The conclusion is that the notion of spontaneous symmetry breaking of a gauge symmetry only makes sense given a Lagrangian/ classical/ perturbative description of the theory. It is not surprising as gauge symmetry is simply a redundancy in a given description of the theory (digression: physical consequences of a gauge symmetry description exist at the level of asymptotic symmetries but they are much more sublter objects that a global symmetry acting on the Hilbert space). So asking the question: is there a spontaneously symmetry broken of a gauge symmetry in a given vacuum of a full non-perturbative QFT does not really make sense. A question which makes sense is: are there some massless spin 1 particles ? If yes then there is a natural gauge theory description.
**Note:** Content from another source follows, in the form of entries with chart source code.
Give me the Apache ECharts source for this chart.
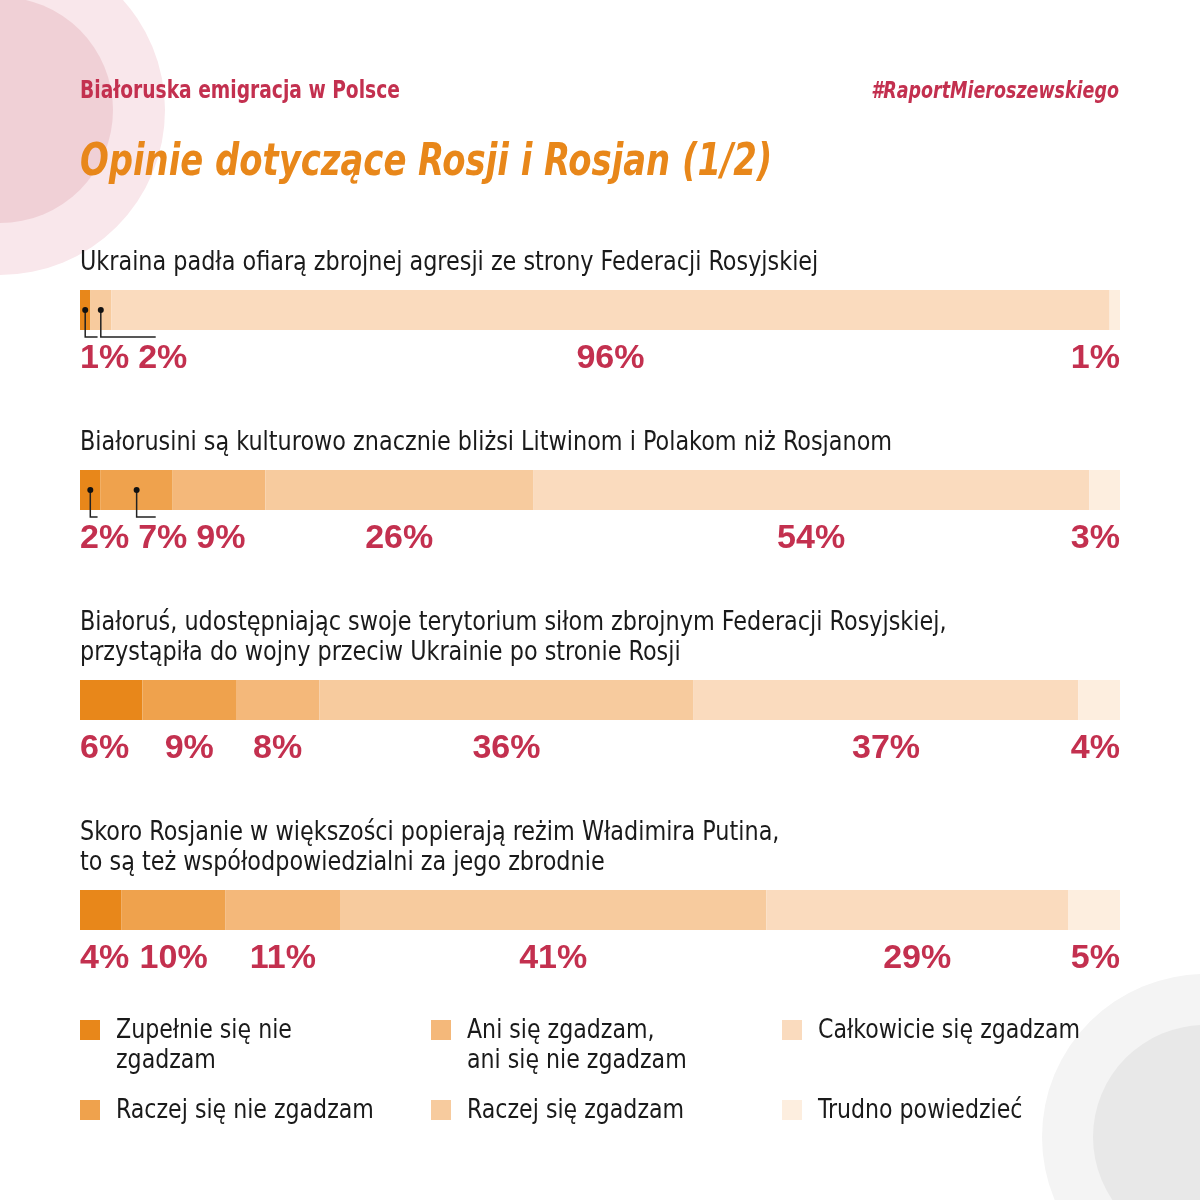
<!DOCTYPE html>
<html>
<head>
<meta charset="utf-8">
<script src="https://cdn.jsdelivr.net/npm/echarts@6/dist/echarts.min.js"></script>
<style>
  html, body { margin: 0; padding: 0; background: #fff; }
  #vis { width: 1200px; height: 1200px; }
</style>
</head>
<body>
<div id="vis"></div>
<script>
// answer categories, in stacking order
const categories = [
  "Zupełnie się nie zgadzam",
  "Raczej się nie zgadzam",
  "Ani się zgadzam, ani się nie zgadzam",
  "Raczej się zgadzam",
  "Całkowicie się zgadzam",
  "Trudno powiedzieć"
];
const legendLabels = [
  "Zupełnie się nie\nzgadzam",
  "Raczej się nie zgadzam",
  "Ani się zgadzam,\nani się nie zgadzam",
  "Raczej się zgadzam",
  "Całkowicie się zgadzam",
  "Trudno powiedzieć"
];
const questions = [
  "Ukraina padła ofiarą zbrojnej agresji ze strony Federacji Rosyjskiej",
  "Białorusini są kulturowo znacznie bliżsi Litwinom i Polakom niż Rosjanom",
  "Białoruś, udostępniając swoje terytorium siłom zbrojnym Federacji Rosyjskiej,\nprzystąpiła do wojny przeciw Ukrainie po stronie Rosji",
  "Skoro Rosjanie w większości popierają reżim Władimira Putina,\nto są też współodpowiedzialni za jego zbrodnie"
];
// percentages per question
const q1Values = [1, 0, 0, 2, 96, 1];
const q2Values = [2, 7, 9, 26, 54, 3];
const q3Values = [6, 9, 8, 36, 37, 4];
const q4Values = [4, 10, 11, 41, 29, 5];
const rows = [q1Values, q2Values, q3Values, q4Values];

const colors = ["#E8871A", "#EFA24D", "#F4B87A", "#F7CB9E", "#FADBBE", "#FDEEDF"];
const red = "#C3304F";
const ink = "#1A1A1A";

const barTops = [290, 470, 680, 890];
const condensed = '"DejaVu Sans Condensed", "DejaVu Sans", sans-serif';
const labelFont = { size: 34, weight: "bold", family: '"Liberation Sans", Arial, sans-serif' };

const measureCtx = document.createElement("canvas").getContext("2d");
function textWidth(t) {
  measureCtx.font = `${labelFont.weight} ${labelFont.size}px ${labelFont.family}`;
  return measureCtx.measureText(t).width;
}

const vis = document.getElementById("vis");
const chart = echarts.init(vis);

// percent labels under each bar; first sits at the bar start, last at the bar end,
// the rest centred and pushed right (with a leader) when segments are too narrow
function labelRenderer(r) {
  return function (params, api) {
    const row = rows[r];
    const total = row.reduce((a, b) => a + b, 0);
    const start = api.coord([0, 0]);
    const end = api.coord([total, 0]);
    const band = api.size([0, 1])[1];
    const midY = start[1];
    const bottom = midY + band / 2;
    const shown = row.map((v, i) => i).filter(i => row[i] > 0);
    const children = [];
    let cum = 0;
    let prevRight = -Infinity;
    row.forEach((v, i) => {
      if (v <= 0) { return; }
      const segC = (api.coord([cum, 0])[0] + api.coord([cum + v, 0])[0]) / 2;
      cum += v;
      const text = v + "%";
      const w = textWidth(text);
      let left = segC - w / 2;
      if (i === shown[0]) { left = start[0]; }
      left = Math.max(left, prevRight + 9);
      if (i === shown[shown.length - 1] || left + w > end[0]) { left = end[0] - w; }
      const labC = left + w / 2;
      prevRight = left + w;
      children.push({
        type: "text",
        style: {
          text: text, x: labC, y: bottom + 29,
          align: "center", verticalAlign: "middle",
          fontSize: labelFont.size, fontWeight: labelFont.weight, fontFamily: labelFont.family,
          fill: red
        }
      });
      if (labC - segC > 8) {
        children.push({
          type: "polyline",
          shape: { points: [[segC, midY], [segC, bottom + 7], [labC - 7, bottom + 7]] },
          style: { stroke: "#222", lineWidth: 1.5, fill: null }
        });
        children.push({
          type: "circle",
          shape: { cx: segC, cy: midY, r: 3 },
          style: { fill: "#111" }
        });
      }
    });
    return { type: "group", children: children };
  };
}

function createPlot() {
  const series = [];
  rows.forEach((row, r) => {
    categories.forEach((cat, c) => {
      series.push({
        type: "bar",
        name: cat,
        stack: "row" + r,
        xAxisIndex: r,
        yAxisIndex: r,
        barWidth: 40,
        silent: true,
        data: [row[c]],
        itemStyle: { color: colors[c] }
      });
    });
    series.push({
      type: "custom",
      xAxisIndex: r,
      yAxisIndex: r,
      silent: true,
      clip: false,
      z: 10,
      data: [[0, 0]],
      renderItem: labelRenderer(r)
    });
  });

  const graphic = [
    // decorative circles
    { type: "circle", z: 0, shape: { cx: 0, cy: 110, r: 165 }, style: { fill: "#F9E7EB" } },
    { type: "circle", z: 0, shape: { cx: 0, cy: 110, r: 113 }, style: { fill: "#F0D0D6" } },
    { type: "circle", z: 0, shape: { cx: 1205, cy: 1137, r: 163 }, style: { fill: "#F4F4F4" } },
    { type: "circle", z: 0, shape: { cx: 1205, cy: 1137, r: 112 }, style: { fill: "#E8E8E8" } },
    {
      type: "text", x: 80, y: 92, scaleX: 0.865, z: 5,
      style: { text: "Białoruska emigracja w Polsce", fontSize: 24, fontWeight: "bold",
        fontFamily: condensed, fill: red, align: "left", verticalAlign: "middle" }
    },
    {
      type: "text", x: 1119, y: 92, scaleX: 0.845, z: 5,
      style: { text: "#RaportMieroszewskiego", fontSize: 23, fontWeight: "bold", fontStyle: "italic",
        fontFamily: condensed, fill: red, align: "right", verticalAlign: "middle" }
    },
    {
      type: "text", x: 80, y: 164, scaleX: 0.855, z: 5,
      style: { text: "Opinie dotyczące Rosji i Rosjan (1/2)", fontSize: 44, fontWeight: "bold", fontStyle: "italic",
        fontFamily: condensed, fill: "#E8871A", align: "left", verticalAlign: "middle" }
    }
  ];

  questions.forEach((q, i) => {
    const lines = q.split("\n").length;
    graphic.push({
      type: "text", x: 80, y: barTops[i] - 27 - (lines - 1) * 30 - 15, scaleX: 0.955, z: 5,
      style: { text: q, fontSize: 26, lineHeight: 30, fontFamily: condensed, fill: ink,
        align: "left", verticalAlign: "top" }
    });
  });

  legendLabels.forEach((name, i) => {
    const col = Math.floor(i / 2);
    const rowIdx = i % 2;
    const x = 80 + col * 351;
    const y = 1020 + rowIdx * 80;
    graphic.push({ type: "rect", z: 5, shape: { x: x, y: y, width: 20, height: 20 }, style: { fill: colors[i] } });
    graphic.push({
      type: "text", x: x + 36, y: y - 4, scaleX: 0.945, z: 5,
      style: { text: name, fontSize: 26, lineHeight: 30, fontFamily: condensed, fill: ink,
        align: "left", verticalAlign: "top" }
    });
  });

  const options = {
    backgroundColor: "#fff",
    animation: false,
    grid: barTops.map(t => ({ left: 80, width: 1040, top: t, height: 40 })),
    xAxis: rows.map((row, i) => ({
      type: "value", gridIndex: i, min: 0, max: row.reduce((a, b) => a + b, 0), show: false
    })),
    yAxis: rows.map((row, i) => ({
      type: "category", gridIndex: i, data: ["q" + (i + 1)], show: false
    })),
    series: series,
    graphic: graphic
  };
  chart.setOption(options);
}

createPlot();
</script>
</body>
</html>
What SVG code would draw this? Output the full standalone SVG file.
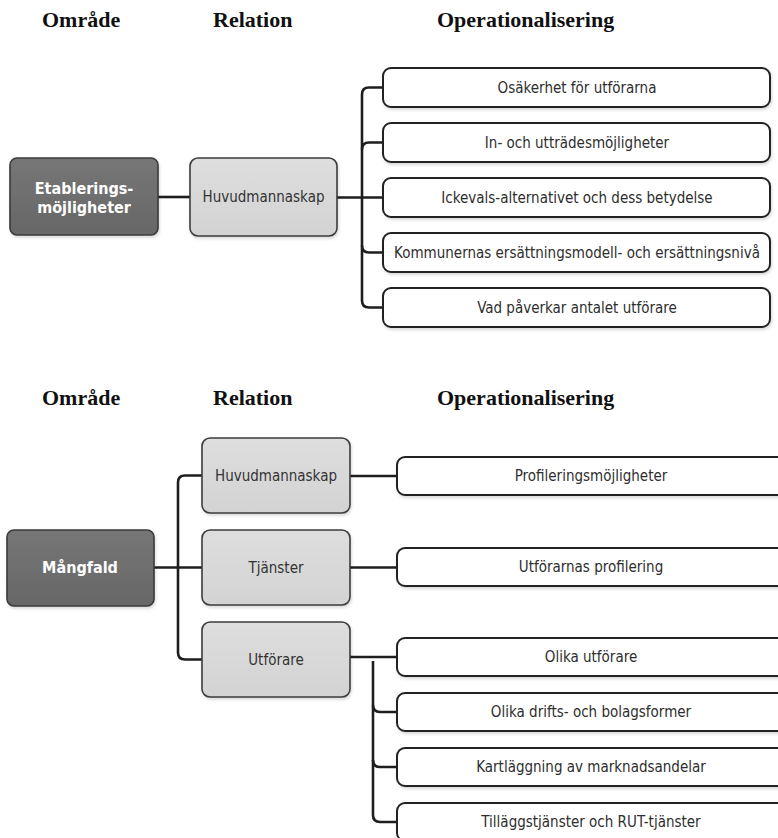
<svg xmlns="http://www.w3.org/2000/svg" width="778" height="838" viewBox="0 0 778 838">
  <defs>
    <filter id="shadow" x="-10%" y="-10%" width="120%" height="130%">
      <feDropShadow dx="1" dy="2" stdDeviation="1.5" flood-color="#000" flood-opacity="0.15"/>
    </filter>
    <linearGradient id="darkFill" x1="0" y1="0" x2="0" y2="1">
      <stop offset="0" stop-color="#767676"/>
      <stop offset="1" stop-color="#676767"/>
    </linearGradient>
    <linearGradient id="lightFill" x1="0" y1="0" x2="0" y2="1">
      <stop offset="0" stop-color="#dedede"/>
      <stop offset="1" stop-color="#d3d3d3"/>
    </linearGradient>
  </defs>
  <style>
    .head { font-family: "Liberation Serif", "Times New Roman", serif; font-weight: bold; font-size: 22px; fill: #111; }
    .area rect { fill: url(#darkFill); stroke: #3a3a3a; stroke-width: 1.6; filter: url(#shadow); }
    .area text { font-family: "DejaVu Sans Condensed", "Liberation Sans", Arial, sans-serif; font-weight: bold; font-size: 16px; fill: #fff; text-anchor: middle; }
    .rel rect { fill: url(#lightFill); stroke: #3c3c3c; stroke-width: 1.6; filter: url(#shadow); }
    .rel text { font-family: "DejaVu Sans Condensed", "Liberation Sans", Arial, sans-serif; font-size: 15px; fill: #333; text-anchor: middle; }
    .op rect { fill: #fff; stroke: #222; stroke-width: 2; filter: url(#shadow); }
    .op text { font-family: "DejaVu Sans Condensed", "Liberation Sans", Arial, sans-serif; font-size: 15px; fill: #2e2e2e; text-anchor: middle; }
    .links path { fill: none; stroke: #1e1e1e; stroke-width: 2.6; }
  </style>
  <rect width="778" height="838" fill="#fff"/>

  <!-- column headings, upper chart -->
  <text class="head" x="42" y="27">Område</text>
  <text class="head" x="213" y="27">Relation</text>
  <text class="head" x="437" y="27">Operationalisering</text>

  <!-- column headings, lower chart -->
  <text class="head" x="42" y="405">Område</text>
  <text class="head" x="213" y="405">Relation</text>
  <text class="head" x="437" y="405">Operationalisering</text>

  <!-- connectors -->
  <g id="connectors" class="links">
    <!-- upper chart -->
    <path d="M158,197 H190"/>
    <path d="M337,197.5 H383"/>
    <path d="M383,87.5 H369 Q362,87.5 362,94.5 V300.5 Q362,307.5 369,307.5 H383"/>
    <path d="M362,149.5 Q362,142.5 369,142.5 H383"/>
    <path d="M362,245.5 Q362,252.5 369,252.5 H383"/>
    <!-- lower chart -->
    <path d="M154,567.5 H202"/>
    <path d="M202,475.5 H185 Q178,475.5 178,482.5 V652.5 Q178,659.5 185,659.5 H202"/>
    <path d="M350,476 H397"/>
    <path d="M350,567.5 H397"/>
    <path d="M350,657 H397"/>
    <path d="M373,661 V815 Q373,822 380,822 H397"/>
    <path d="M373,705 Q373,712 380,712 H397"/>
    <path d="M373,760 Q373,767 380,767 H397"/>
  </g>

  <!-- upper chart nodes -->
  <g id="etablering" class="area">
    <rect x="10" y="158" width="148" height="77" rx="7"/>
    <text x="84" y="194">Etablerings-</text>
    <text x="84" y="213">möjligheter</text>
  </g>
  <g id="huvudmannaskap-1" class="rel">
    <rect x="190" y="158" width="147" height="78" rx="8"/>
    <text x="263.5" y="202">Huvudmannaskap</text>
  </g>
  <g id="op-osakerhet" class="op">
    <rect x="383" y="68" width="387" height="39" rx="8"/>
    <text x="577" y="93">Osäkerhet för utförarna</text>
  </g>
  <g id="op-in-uttrade" class="op">
    <rect x="383" y="123" width="387" height="39" rx="8"/>
    <text x="577" y="148">In- och utträdesmöjligheter</text>
  </g>
  <g id="op-ickeval" class="op">
    <rect x="383" y="178" width="387" height="39" rx="8"/>
    <text x="577" y="203">Ickevals-alternativet och dess betydelse</text>
  </g>
  <g id="op-ersattning" class="op">
    <rect x="383" y="233" width="387" height="39" rx="8"/>
    <text x="577" y="258">Kommunernas ersättningsmodell- och ersättningsnivå</text>
  </g>
  <g id="op-antal" class="op">
    <rect x="383" y="288" width="387" height="39" rx="8"/>
    <text x="577" y="313">Vad påverkar antalet utförare</text>
  </g>

  <!-- lower chart nodes -->
  <g id="mangfald" class="area">
    <rect x="7" y="530" width="147" height="76" rx="7"/>
    <text x="80" y="573">Mångfald</text>
  </g>
  <g id="huvudmannaskap-2" class="rel">
    <rect x="202" y="438" width="148" height="75" rx="8"/>
    <text x="276" y="481">Huvudmannaskap</text>
  </g>
  <g id="tjanster" class="rel">
    <rect x="202" y="530" width="148" height="75" rx="8"/>
    <text x="276" y="573">Tjänster</text>
  </g>
  <g id="utforare" class="rel">
    <rect x="202" y="622" width="148" height="75" rx="8"/>
    <text x="276" y="665">Utförare</text>
  </g>
  <g id="op-profileringsmojligheter" class="op">
    <rect x="397" y="457" width="394" height="38" rx="8"/>
    <text x="591" y="481">Profileringsmöjligheter</text>
  </g>
  <g id="op-utforarnas-profilering" class="op">
    <rect x="397" y="548" width="394" height="38" rx="8"/>
    <text x="591" y="572">Utförarnas profilering</text>
  </g>
  <g id="op-olika-utforare" class="op">
    <rect x="397" y="638" width="394" height="38" rx="8"/>
    <text x="591" y="662">Olika utförare</text>
  </g>
  <g id="op-driftsformer" class="op">
    <rect x="397" y="693" width="394" height="38" rx="8"/>
    <text x="591" y="717">Olika drifts- och bolagsformer</text>
  </g>
  <g id="op-marknadsandelar" class="op">
    <rect x="397" y="748" width="394" height="38" rx="8"/>
    <text x="591" y="772">Kartläggning av marknadsandelar</text>
  </g>
  <g id="op-tillaggstjanster" class="op">
    <rect x="397" y="803" width="394" height="38" rx="8"/>
    <text x="591" y="827">Tilläggstjänster och RUT-tjänster</text>
  </g>
</svg>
If no then it's no.
So the meaningful questions that Seiberg and Witten are trying to answer are: what is the space of vacua of the theory and what is the infrared physics in each of these vacua? They start by the classical story, with a moduli space parametrized by $a$, a $U(1)$ unbroken gauge symmetry at $a\neq 0$ and a $SU(2)$ unbroken gauge symmetry at $a =0$. They argue that this picture is qualitatively correct at the quantum level for large $a$. To study the general case, one needs a good coordinate on the space of vacua. Natural functions on the space of vacua are vev of fields of operators. $tr \phi^2$ is a well-defined field of operator of the theory because it comes from a gauge invariant function in the path integral definition of the QFT and so it makes sense to consider $<tr \phi^2>$. The fact that it is a good choice is not obvious a priori, it could be a constant function on the space of vacua for example. But it is a good choice because it is clearly a good choice in the region where the classical approximation is good, for large $a$, $<tr \phi^2> \sim a^2$. In other words, $<tr \phi^2>$ is the simplest way to extend to the full quantum theory the variable $a$ natural from the classical point of view. All the work is then to determine the quantum corrections to the classical picture, and in particular to compute exactly $<tr \phi^2>$ as a function of $a$ in the region of the space of vacua where $a$ is still a good coordinate.